Le récit du règne de Domitien nous eût sans doute appris davantage sur la tendance de l’œuvre. Les Histoires concernent une période où, après l’extinction de la dynastie fondée par Auguste*, tous les types imaginables de transmission du pouvoir se sont trouvés mis en œuvre. Si l’on rapproche cette donnée de la problématique que nous savons familière à Tacite, on se trouve inévitablement renvoyé à l’actualité. Dans la Rome des années 103-108, tandis que l’empereur mène en Dacie une guerre difficile, on a dû souvent se demander ce qui arriverait après lui. Selon toute apparence, Trajan adopterait un des hommes de son entourage, comme il avait été lui-même adopté par le vieux Nerva. Mais beaucoup pensaient, non sans raison, que la femme du prince pouvait exercer sur ses décisions une influence excessive ; ils redoutaient des arrangements familiaux et c’est ce dont Tacite, qui se souvenait de Domitien, avait la plus vive horreur. À défaut d’un retour — devenu radicalement impossible — à la république, ses préférences allaient, ce semble, à la procédure qui est longuement décrite au début du Ier livre : l’adoption officielle par l’empereur, et de son vivant même, d’un successeur que le Sénat lui eût recommandé. À ce moment du moins, les droits de la liberté eussent été assurés et la légitimité du pouvoir fondée solidement.

Cette œuvre amère, pessimiste, où semblait revivre un Salluste qui se fût mis à l’école de Virgile et des tragiques, ne déplut pas à l’empereur, en dépit de ce qu’elle contenait d’avertissements ou de sévérités discrètes. Tacite, de son côté, n’affectait pas de bouder la vie publique : vers 112-113, aux années mêmes où son ami Pline le Jeune est envoyé gouverneur en Bithynie, il accepte la charge, aussi prestigieuse qu’astreignante, de proconsul d’Asie.


Les « Annales »

Dans la préface des Histoires, Tacite avait annoncé un projet. Quand il en aurait fini avec l’anarchie ou les horreurs de la période qu’il allait décrire, il aurait plaisir à raconter la liberté rétablie par Nerva et par Trajan. Retour aux espoirs qu’il avait exprimés au lendemain de la chute de Domitien, ou simple propos de politesse ? En fait, et dans la ligne d’un assombrissement qu’on perçoit déjà en passant de l’Agricola au Dialogue puis aux Histoires, c’est un récit plus noir encore qui va paraître. Mais aussi ce que redoutaient les milieux sénatoriaux depuis 108 n’avait cessé d’apparaître de plus en plus inévitable et s’était finalement produit.
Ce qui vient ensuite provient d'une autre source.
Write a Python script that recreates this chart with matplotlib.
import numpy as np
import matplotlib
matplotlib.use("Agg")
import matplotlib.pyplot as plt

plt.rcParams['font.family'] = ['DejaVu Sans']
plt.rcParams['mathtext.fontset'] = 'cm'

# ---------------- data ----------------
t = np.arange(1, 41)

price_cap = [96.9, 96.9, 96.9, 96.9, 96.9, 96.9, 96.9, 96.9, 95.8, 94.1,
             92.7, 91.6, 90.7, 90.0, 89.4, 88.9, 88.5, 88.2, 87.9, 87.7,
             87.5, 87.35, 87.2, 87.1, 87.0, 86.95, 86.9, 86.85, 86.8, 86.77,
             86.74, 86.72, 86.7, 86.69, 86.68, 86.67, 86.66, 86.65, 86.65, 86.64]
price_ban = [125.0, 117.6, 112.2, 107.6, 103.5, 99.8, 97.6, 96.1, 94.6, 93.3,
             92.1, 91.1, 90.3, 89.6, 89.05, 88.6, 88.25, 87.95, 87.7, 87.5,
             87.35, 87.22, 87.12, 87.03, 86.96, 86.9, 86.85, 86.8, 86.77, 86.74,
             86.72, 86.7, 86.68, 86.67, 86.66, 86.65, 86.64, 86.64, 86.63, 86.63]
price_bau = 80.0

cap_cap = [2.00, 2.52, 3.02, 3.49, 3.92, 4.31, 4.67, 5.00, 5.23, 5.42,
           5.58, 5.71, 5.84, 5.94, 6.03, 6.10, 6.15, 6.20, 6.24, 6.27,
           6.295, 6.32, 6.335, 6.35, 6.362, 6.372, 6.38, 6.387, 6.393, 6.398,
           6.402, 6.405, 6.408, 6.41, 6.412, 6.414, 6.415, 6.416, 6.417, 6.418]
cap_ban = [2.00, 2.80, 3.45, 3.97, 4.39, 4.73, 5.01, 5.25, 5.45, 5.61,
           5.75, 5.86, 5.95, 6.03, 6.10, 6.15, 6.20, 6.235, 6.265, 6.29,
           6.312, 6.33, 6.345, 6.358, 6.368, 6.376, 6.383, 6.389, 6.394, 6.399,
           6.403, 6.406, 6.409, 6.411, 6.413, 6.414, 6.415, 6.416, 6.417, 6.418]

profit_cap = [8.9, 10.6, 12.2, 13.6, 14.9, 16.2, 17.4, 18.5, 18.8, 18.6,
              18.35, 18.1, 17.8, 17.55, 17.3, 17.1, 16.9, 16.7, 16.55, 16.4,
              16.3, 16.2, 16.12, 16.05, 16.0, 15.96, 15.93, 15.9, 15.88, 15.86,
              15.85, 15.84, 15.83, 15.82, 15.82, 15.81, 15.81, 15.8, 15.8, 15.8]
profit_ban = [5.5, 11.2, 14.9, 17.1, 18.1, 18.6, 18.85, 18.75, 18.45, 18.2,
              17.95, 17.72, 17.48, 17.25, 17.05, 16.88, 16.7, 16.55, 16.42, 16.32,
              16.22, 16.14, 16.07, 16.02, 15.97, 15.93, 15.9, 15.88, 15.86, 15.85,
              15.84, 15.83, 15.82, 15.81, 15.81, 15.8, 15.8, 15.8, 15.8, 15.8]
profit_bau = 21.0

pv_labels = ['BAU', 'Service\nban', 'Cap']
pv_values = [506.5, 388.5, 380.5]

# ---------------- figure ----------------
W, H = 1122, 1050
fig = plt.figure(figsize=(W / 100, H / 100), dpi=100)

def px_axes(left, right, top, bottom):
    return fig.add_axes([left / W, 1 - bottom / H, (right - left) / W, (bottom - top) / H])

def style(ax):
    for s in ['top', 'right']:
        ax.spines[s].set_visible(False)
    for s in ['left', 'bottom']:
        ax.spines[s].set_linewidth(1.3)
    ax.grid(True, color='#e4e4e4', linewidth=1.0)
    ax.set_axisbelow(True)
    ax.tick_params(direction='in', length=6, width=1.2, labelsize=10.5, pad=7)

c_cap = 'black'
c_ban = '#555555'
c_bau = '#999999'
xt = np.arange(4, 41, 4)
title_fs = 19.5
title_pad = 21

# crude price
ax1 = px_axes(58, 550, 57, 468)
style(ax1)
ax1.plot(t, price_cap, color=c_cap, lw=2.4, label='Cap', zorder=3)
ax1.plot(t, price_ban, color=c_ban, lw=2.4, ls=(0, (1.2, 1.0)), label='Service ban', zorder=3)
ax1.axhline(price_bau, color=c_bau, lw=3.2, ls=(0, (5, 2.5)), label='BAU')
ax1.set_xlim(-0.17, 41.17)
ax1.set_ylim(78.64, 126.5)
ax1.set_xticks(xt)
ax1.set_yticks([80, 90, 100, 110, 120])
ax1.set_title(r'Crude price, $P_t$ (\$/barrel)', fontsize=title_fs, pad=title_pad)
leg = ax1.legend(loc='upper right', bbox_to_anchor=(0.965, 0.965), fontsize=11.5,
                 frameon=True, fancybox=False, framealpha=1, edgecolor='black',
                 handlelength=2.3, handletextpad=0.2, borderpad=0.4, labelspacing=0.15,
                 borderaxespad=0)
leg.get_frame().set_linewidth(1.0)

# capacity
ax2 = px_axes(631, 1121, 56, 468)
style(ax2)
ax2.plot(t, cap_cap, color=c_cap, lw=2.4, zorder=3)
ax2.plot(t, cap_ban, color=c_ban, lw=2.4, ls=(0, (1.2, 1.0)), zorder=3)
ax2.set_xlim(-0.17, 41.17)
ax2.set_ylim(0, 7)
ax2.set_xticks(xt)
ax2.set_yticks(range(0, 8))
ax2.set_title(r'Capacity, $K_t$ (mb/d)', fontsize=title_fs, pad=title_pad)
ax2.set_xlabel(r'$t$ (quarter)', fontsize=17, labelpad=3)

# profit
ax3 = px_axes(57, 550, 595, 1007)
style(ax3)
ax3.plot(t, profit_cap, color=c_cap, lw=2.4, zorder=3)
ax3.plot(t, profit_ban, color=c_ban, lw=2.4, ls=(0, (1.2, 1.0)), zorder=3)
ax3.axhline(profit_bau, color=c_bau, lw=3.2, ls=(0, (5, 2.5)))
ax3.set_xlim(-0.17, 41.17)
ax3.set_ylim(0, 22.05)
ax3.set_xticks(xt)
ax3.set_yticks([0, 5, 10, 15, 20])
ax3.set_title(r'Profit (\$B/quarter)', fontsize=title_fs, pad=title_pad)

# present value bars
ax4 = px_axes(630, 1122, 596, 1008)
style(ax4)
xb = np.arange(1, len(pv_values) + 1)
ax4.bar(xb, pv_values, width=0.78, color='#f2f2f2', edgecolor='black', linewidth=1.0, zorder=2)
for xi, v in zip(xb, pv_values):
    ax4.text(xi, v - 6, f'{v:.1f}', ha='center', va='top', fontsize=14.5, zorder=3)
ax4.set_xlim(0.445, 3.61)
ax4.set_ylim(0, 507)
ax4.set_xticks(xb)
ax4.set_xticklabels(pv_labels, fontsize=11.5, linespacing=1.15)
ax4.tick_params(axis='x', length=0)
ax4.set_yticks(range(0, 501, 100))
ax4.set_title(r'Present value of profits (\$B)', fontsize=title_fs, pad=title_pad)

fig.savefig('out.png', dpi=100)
En août 117, Trajan était mort en Orient de façon presque subite ; de là-bas Hadrien*, le protégé de l’impératrice, avait pris sa place et informé seulement le Sénat, en s’excusant sur l’urgence, des changements intervenus. Il se pourrait donc que ce ne fût pas sans intention que Tacite, d’une écriture qui va devenir de plus en plus vengeresse, s’en prît à la période où, après le règne prestigieux du fondateur, Rome, l’Empire furent, selon ses mots mêmes, « la chose d’une famille », depuis Tibère, le beau-fils, jusqu’à Néron, l’arrière-arrière-petit-fils de l’impudique Julie ; on comprendrait l’aspect sinistre sous lequel sont décrites Livie, Agrippine. Quoi qu’il en soit, tout est mis en œuvre pour montrer qu’un tel gouvernement aboutit à une dépossession intégrale des citoyens, immanquablement réduits à une opposition hargneuse, stérile, dégradante, ou à une servilité qui les déshonore. L’empereur, d’autre part, conscient de ce qu’on pense de lui, conscient de son illégitimité mais hors d’état de pouvoir la reconnaître, hors d’état de se faire aider, s’épuise en faux semblants où les plus solides arrivent à perdre leur équilibre mental. Aucun espoir, car au bout de quelques années le système a détruit les valeurs qui eussent permis qu’on s’en tirât. Dans l’attente de catastrophes vaguement pressenties quoique mal concevables, on demeure enclos en un monde où nulle part le regard ne rencontre un regard qui soit droit.

L’œuvre est loin d’être homogène, et des lacunes très importantes dans les livres V et XI, la perte des livres VII à X et la brusque interruption du livre XVI, le dernier qui nous soit parvenu, accroissent notre impression d’une diversité. Les premiers livres relatifs à Tibère* (14-37 apr. J.-C.) sont peut-être les plus saisissants : Tibère, parvenu tard au pouvoir suprême et après des services éclatants, était une personnalité de premier ordre, avec un sens héréditaire de tout ce qui à Rome était la politique, sans en exclure les traditions qui lui rendraient, à lui, la vie impossible, un sens élevé de l’État, un désintéressement fondamental ; Tacite ne lui reproche, en somme, que d’être dissimulé et d’être empereur. Le lecteur assiste avec épouvante aux progrès inexorables d’un mal où les responsabilités ne sont plus d’ordre individuel : les efforts de l’empereur pour désarmer l’opposition sénatoriale, pour chercher des appuis qui toujours se dérobent ou le trahissent, les violences et les soupçons, la solitude hagarde où il finit par se réfugier après avoir vu s’entretuer tous ses proches.